- [WORK TO BE COMPLETED]
Give an exact transcription of every line, dropping the images.

===============

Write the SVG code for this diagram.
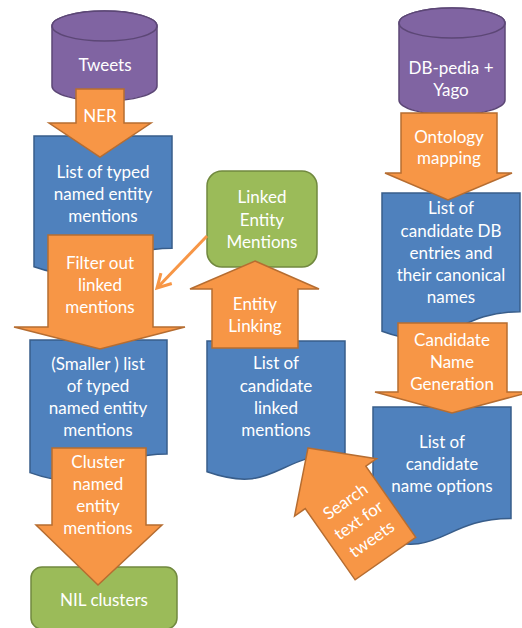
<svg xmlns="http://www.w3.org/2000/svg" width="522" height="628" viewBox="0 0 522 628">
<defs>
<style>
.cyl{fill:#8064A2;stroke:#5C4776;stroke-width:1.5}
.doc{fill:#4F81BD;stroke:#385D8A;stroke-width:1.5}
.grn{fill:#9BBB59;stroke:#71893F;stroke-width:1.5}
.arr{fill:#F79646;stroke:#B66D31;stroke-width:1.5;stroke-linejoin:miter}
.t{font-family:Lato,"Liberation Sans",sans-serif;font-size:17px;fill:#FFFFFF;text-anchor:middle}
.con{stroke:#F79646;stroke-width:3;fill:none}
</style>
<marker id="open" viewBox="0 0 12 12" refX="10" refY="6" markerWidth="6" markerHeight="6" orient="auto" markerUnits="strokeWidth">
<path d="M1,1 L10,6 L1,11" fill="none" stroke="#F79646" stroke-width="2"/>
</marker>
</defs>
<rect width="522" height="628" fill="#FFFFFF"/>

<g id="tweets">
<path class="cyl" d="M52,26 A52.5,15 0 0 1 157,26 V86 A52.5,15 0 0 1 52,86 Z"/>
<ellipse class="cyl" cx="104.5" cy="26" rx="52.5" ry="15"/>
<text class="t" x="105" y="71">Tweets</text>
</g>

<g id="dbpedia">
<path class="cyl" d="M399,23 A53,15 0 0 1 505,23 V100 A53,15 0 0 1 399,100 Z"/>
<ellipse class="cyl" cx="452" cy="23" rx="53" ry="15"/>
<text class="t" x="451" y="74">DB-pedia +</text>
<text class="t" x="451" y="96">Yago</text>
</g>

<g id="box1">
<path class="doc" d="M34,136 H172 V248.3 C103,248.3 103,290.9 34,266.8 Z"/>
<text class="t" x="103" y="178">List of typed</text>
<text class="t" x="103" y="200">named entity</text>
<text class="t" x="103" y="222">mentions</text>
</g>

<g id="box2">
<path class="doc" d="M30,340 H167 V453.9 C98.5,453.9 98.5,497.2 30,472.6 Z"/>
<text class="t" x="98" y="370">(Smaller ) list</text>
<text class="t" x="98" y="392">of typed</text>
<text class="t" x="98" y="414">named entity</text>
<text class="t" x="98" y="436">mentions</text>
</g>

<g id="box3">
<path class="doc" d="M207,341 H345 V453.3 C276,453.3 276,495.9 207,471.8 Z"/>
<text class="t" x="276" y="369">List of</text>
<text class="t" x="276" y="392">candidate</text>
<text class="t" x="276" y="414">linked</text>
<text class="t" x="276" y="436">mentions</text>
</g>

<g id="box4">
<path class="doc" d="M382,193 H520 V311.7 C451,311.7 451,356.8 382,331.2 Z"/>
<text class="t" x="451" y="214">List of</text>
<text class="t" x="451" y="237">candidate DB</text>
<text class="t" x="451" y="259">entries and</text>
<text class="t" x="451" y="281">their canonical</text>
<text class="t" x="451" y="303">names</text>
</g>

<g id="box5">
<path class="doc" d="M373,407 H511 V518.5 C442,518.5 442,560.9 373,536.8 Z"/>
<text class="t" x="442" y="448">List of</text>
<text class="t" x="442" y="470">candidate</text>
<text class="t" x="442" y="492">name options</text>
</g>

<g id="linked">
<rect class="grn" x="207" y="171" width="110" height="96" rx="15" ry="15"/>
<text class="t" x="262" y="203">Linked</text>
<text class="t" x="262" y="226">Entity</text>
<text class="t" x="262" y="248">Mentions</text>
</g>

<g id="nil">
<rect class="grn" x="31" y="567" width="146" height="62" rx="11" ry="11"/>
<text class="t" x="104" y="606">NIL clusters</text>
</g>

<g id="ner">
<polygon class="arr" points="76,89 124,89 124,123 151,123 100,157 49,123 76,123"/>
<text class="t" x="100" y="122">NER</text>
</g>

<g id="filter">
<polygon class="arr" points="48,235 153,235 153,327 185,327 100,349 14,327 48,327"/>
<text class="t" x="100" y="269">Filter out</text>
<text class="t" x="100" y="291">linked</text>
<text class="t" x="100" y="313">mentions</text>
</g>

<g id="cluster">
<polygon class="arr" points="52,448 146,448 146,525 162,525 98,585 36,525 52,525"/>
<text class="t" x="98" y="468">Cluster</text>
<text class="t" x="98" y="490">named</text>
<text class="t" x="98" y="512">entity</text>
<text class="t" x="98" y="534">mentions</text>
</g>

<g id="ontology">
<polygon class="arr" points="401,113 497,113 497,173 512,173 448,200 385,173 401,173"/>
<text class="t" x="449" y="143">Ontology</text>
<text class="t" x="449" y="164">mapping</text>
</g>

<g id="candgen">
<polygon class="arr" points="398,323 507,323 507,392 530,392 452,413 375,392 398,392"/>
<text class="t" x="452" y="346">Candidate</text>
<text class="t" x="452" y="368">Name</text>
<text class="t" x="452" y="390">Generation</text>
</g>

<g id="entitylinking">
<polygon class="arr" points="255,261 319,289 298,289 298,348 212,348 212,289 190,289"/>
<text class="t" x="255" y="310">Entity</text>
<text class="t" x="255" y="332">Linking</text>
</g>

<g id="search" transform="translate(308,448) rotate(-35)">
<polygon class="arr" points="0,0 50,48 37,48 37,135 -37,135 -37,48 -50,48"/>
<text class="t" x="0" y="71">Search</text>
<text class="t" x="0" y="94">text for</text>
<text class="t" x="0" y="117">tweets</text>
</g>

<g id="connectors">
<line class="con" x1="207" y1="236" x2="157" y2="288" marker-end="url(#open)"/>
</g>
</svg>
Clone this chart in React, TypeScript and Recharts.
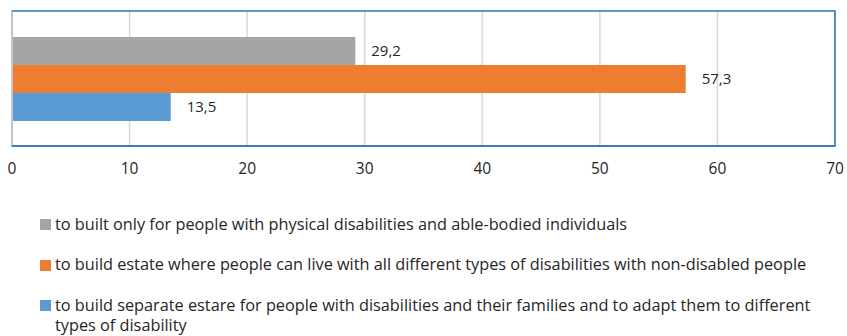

===============

- [THE SOLUTION]
Write the SVG code for this diagram.
<svg xmlns="http://www.w3.org/2000/svg" width="522" height="628" viewBox="0 0 522 628">
<defs>
<style>
.cyl{fill:#8064A2;stroke:#5C4776;stroke-width:1.5}
.doc{fill:#4F81BD;stroke:#385D8A;stroke-width:1.5}
.grn{fill:#9BBB59;stroke:#71893F;stroke-width:1.5}
.arr{fill:#F79646;stroke:#B66D31;stroke-width:1.5;stroke-linejoin:miter}
.t{font-family:Lato,"Liberation Sans",sans-serif;font-size:17px;fill:#FFFFFF;text-anchor:middle}
.con{stroke:#F79646;stroke-width:3;fill:none}
</style>
<marker id="open" viewBox="0 0 12 12" refX="10" refY="6" markerWidth="6" markerHeight="6" orient="auto" markerUnits="strokeWidth">
<path d="M1,1 L10,6 L1,11" fill="none" stroke="#F79646" stroke-width="2"/>
</marker>
</defs>
<rect width="522" height="628" fill="#FFFFFF"/>

<g id="tweets">
<path class="cyl" d="M52,26 A52.5,15 0 0 1 157,26 V86 A52.5,15 0 0 1 52,86 Z"/>
<ellipse class="cyl" cx="104.5" cy="26" rx="52.5" ry="15"/>
<text class="t" x="105" y="71">Tweets</text>
</g>

<g id="dbpedia">
<path class="cyl" d="M399,23 A53,15 0 0 1 505,23 V100 A53,15 0 0 1 399,100 Z"/>
<ellipse class="cyl" cx="452" cy="23" rx="53" ry="15"/>
<text class="t" x="451" y="74">DB-pedia +</text>
<text class="t" x="451" y="96">Yago</text>
</g>

<g id="box1">
<path class="doc" d="M34,136 H172 V248.3 C103,248.3 103,290.9 34,266.8 Z"/>
<text class="t" x="103" y="178">List of typed</text>
<text class="t" x="103" y="200">named entity</text>
<text class="t" x="103" y="222">mentions</text>
</g>

<g id="box2">
<path class="doc" d="M30,340 H167 V453.9 C98.5,453.9 98.5,497.2 30,472.6 Z"/>
<text class="t" x="98" y="370">(Smaller ) list</text>
<text class="t" x="98" y="392">of typed</text>
<text class="t" x="98" y="414">named entity</text>
<text class="t" x="98" y="436">mentions</text>
</g>

<g id="box3">
<path class="doc" d="M207,341 H345 V453.3 C276,453.3 276,495.9 207,471.8 Z"/>
<text class="t" x="276" y="369">List of</text>
<text class="t" x="276" y="392">candidate</text>
<text class="t" x="276" y="414">linked</text>
<text class="t" x="276" y="436">mentions</text>
</g>

<g id="box4">
<path class="doc" d="M382,193 H520 V311.7 C451,311.7 451,356.8 382,331.2 Z"/>
<text class="t" x="451" y="214">List of</text>
<text class="t" x="451" y="237">candidate DB</text>
<text class="t" x="451" y="259">entries and</text>
<text class="t" x="451" y="281">their canonical</text>
<text class="t" x="451" y="303">names</text>
</g>

<g id="box5">
<path class="doc" d="M373,407 H511 V518.5 C442,518.5 442,560.9 373,536.8 Z"/>
<text class="t" x="442" y="448">List of</text>
<text class="t" x="442" y="470">candidate</text>
<text class="t" x="442" y="492">name options</text>
</g>

<g id="linked">
<rect class="grn" x="207" y="171" width="110" height="96" rx="15" ry="15"/>
<text class="t" x="262" y="203">Linked</text>
<text class="t" x="262" y="226">Entity</text>
<text class="t" x="262" y="248">Mentions</text>
</g>

<g id="nil">
<rect class="grn" x="31" y="567" width="146" height="62" rx="11" ry="11"/>
<text class="t" x="104" y="606">NIL clusters</text>
</g>

<g id="ner">
<polygon class="arr" points="76,89 124,89 124,123 151,123 100,157 49,123 76,123"/>
<text class="t" x="100" y="122">NER</text>
</g>

<g id="filter">
<polygon class="arr" points="48,235 153,235 153,327 185,327 100,349 14,327 48,327"/>
<text class="t" x="100" y="269">Filter out</text>
<text class="t" x="100" y="291">linked</text>
<text class="t" x="100" y="313">mentions</text>
</g>

<g id="cluster">
<polygon class="arr" points="52,448 146,448 146,525 162,525 98,585 36,525 52,525"/>
<text class="t" x="98" y="468">Cluster</text>
<text class="t" x="98" y="490">named</text>
<text class="t" x="98" y="512">entity</text>
<text class="t" x="98" y="534">mentions</text>
</g>

<g id="ontology">
<polygon class="arr" points="401,113 497,113 497,173 512,173 448,200 385,173 401,173"/>
<text class="t" x="449" y="143">Ontology</text>
<text class="t" x="449" y="164">mapping</text>
</g>

<g id="candgen">
<polygon class="arr" points="398,323 507,323 507,392 530,392 452,413 375,392 398,392"/>
<text class="t" x="452" y="346">Candidate</text>
<text class="t" x="452" y="368">Name</text>
<text class="t" x="452" y="390">Generation</text>
</g>

<g id="entitylinking">
<polygon class="arr" points="255,261 319,289 298,289 298,348 212,348 212,289 190,289"/>
<text class="t" x="255" y="310">Entity</text>
<text class="t" x="255" y="332">Linking</text>
</g>

<g id="search" transform="translate(308,448) rotate(-35)">
<polygon class="arr" points="0,0 50,48 37,48 37,135 -37,135 -37,48 -50,48"/>
<text class="t" x="0" y="71">Search</text>
<text class="t" x="0" y="94">text for</text>
<text class="t" x="0" y="117">tweets</text>
</g>

<g id="connectors">
<line class="con" x1="207" y1="236" x2="157" y2="288" marker-end="url(#open)"/>
</g>
</svg>
Clone this chart in React, TypeScript and Recharts.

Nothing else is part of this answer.